By Jessica DeLoach
During our trip to the European Union’s decision-making body, the European Council, we were introduced to two wonderful speakers, Dominique and Nicholas, who shared with us the structure of the council of ministers, amongst a brief overview of all the levels of the EU. Dominique met us in the large open atrium to the building which featured flags and information about Ireland, the nation from which the current president of the council of ministers resides. Each six months, there is a new acting president who represents one of the nations within the European Council. Fortunately, from our speakers’ perspectives, the transition goes rather smoothly each time.
With 27 current members of the European Council, all representing a different European nation, there is quite a milieu of cultures and languages present within one roundtable discussion. Not only are the actual diction, technical phrases and idioms within the verbal and written language an obstacle, but the varying cultures also play a part in the communication between members. Translators are called upon to help lift some of the language barriers, but at an average of 10,000 euros per meeting, the costs tend to escalate.
To create a general understanding, the official language of the European council is English. While not the first language of many nations represented in the council, English at least serves as a basis for all text communications for which the translators and members can somewhat understand. Even the social media sites for the European council are written in English, and they subscribe to quite a few. According to Nicholas, the social media sites for the European council are not a main outlet of communication for the council, but usually reiterate other, more official announcements. The council does use Twittter and Facebook to link to videos from their EUtube site.
Oftentimes, journalists use the council’s Twitter page to confirm details of send questions and answers to and from one another while visiting in one of the sessions. Nicholas said that he did not understand really why the council had s social media presence, but they have received quite a number of followers. Especially with prior lessons from earlier in the week, I wonder exactly how much the individual nations subscribe to the English language based social media sites of the council. If translators are needed in general meeting, how easy can it be to follow other members of the council or the actual council when your native language does not match up.

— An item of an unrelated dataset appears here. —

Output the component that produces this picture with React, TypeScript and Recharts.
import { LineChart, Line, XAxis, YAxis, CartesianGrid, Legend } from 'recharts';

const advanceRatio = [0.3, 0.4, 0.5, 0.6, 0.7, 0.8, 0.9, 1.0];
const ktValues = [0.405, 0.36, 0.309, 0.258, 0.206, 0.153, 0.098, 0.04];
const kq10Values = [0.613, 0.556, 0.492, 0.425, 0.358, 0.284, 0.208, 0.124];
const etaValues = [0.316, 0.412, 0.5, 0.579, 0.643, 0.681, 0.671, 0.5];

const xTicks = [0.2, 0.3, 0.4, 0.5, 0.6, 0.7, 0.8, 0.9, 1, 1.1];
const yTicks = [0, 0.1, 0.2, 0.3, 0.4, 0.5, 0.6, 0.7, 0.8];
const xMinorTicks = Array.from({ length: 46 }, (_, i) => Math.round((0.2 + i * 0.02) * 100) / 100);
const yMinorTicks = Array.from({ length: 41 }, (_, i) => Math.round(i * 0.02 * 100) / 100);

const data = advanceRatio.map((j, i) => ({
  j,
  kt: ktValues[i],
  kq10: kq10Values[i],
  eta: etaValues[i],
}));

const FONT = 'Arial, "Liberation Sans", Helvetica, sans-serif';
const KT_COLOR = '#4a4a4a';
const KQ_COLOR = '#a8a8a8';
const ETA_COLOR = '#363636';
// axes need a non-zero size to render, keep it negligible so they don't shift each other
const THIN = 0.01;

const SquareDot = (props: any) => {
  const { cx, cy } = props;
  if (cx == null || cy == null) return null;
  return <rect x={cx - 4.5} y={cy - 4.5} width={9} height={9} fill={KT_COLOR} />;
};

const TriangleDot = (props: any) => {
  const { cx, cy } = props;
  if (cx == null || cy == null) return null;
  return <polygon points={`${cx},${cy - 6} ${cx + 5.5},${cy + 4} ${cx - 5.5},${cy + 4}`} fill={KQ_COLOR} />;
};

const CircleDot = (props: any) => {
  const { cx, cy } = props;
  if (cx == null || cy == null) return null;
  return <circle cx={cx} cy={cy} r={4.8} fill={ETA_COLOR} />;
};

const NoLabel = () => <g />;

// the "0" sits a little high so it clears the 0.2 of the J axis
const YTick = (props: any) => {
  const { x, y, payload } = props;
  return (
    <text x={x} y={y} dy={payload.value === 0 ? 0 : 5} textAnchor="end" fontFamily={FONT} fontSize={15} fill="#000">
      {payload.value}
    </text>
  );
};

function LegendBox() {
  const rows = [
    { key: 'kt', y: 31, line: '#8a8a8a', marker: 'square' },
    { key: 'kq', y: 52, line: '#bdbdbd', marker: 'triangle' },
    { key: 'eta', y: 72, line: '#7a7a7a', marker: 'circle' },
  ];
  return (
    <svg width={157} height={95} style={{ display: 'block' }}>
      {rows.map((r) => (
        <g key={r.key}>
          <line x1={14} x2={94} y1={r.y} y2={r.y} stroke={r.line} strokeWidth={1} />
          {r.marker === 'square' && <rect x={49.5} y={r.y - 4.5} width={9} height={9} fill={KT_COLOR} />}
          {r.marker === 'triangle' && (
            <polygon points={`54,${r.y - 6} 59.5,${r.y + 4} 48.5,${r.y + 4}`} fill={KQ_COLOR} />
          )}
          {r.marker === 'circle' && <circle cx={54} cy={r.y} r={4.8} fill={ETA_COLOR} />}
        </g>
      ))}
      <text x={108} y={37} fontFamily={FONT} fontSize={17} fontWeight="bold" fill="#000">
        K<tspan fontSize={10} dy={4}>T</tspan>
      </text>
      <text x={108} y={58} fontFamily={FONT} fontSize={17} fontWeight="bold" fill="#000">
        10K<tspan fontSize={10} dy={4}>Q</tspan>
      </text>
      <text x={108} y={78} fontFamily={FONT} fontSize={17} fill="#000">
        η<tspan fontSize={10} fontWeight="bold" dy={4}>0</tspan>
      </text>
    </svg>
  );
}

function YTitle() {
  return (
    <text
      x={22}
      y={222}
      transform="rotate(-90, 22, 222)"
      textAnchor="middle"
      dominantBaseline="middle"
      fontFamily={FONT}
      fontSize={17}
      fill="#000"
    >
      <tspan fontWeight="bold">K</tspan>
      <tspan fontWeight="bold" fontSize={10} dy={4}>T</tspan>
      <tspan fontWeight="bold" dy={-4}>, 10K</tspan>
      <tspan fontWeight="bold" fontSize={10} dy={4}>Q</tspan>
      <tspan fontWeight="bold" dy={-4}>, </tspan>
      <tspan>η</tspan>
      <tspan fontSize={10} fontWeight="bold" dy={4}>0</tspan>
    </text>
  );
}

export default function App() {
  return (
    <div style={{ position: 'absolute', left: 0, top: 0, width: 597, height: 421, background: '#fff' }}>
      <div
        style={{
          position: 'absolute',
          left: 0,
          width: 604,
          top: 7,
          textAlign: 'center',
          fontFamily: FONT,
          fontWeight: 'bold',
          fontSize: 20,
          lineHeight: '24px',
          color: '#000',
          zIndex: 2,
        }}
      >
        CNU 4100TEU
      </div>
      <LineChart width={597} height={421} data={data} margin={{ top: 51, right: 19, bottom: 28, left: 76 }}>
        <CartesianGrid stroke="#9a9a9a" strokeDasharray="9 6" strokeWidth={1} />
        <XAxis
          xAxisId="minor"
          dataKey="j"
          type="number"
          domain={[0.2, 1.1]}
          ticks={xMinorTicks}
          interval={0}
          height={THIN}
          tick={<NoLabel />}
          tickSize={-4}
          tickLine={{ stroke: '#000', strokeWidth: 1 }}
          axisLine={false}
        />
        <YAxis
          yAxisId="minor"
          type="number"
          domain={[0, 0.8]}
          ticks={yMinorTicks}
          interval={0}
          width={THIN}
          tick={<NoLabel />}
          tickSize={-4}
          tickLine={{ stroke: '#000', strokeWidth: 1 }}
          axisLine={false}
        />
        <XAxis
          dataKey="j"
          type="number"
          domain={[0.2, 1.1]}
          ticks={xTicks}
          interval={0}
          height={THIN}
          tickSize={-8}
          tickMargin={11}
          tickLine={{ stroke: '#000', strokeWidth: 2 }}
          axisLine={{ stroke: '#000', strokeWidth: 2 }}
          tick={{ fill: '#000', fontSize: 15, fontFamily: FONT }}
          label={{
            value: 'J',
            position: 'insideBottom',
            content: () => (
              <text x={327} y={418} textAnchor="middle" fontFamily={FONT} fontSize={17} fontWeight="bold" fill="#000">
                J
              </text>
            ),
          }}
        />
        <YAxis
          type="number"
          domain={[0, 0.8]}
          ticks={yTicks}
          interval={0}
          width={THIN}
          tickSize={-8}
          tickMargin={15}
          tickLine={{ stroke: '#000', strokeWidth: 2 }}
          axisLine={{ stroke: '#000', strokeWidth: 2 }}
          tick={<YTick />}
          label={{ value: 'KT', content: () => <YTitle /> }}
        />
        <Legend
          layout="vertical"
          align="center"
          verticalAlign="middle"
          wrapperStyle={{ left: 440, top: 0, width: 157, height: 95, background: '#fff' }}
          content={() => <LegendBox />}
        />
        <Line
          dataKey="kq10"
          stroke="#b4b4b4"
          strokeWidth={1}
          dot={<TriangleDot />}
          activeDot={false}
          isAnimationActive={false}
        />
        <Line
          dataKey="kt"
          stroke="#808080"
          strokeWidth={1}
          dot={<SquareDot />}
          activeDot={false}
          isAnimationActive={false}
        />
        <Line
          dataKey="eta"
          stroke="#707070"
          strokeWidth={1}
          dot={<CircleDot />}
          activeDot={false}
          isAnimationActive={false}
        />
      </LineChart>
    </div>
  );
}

Over time, there may be more and more of a trend for a common language that is pushed more than it is currently. With the ideal of one common currency, the euro, having pros, such as the ease of international transactions, and the cons, of the difficult initiation of conversion, there are many things to think about. While cross cultural communication may prove difficult in various settings, do we really want to squash that cultural identity that is so innately ingrained in language? There is great power in uniting, but I believe that each of our own dialects of our own language and nuances of our own cultures make each person unique and special. From daily life to within the walls of the European council, culture will continue to pose great opportunities for growth throughout all intercultural interactions.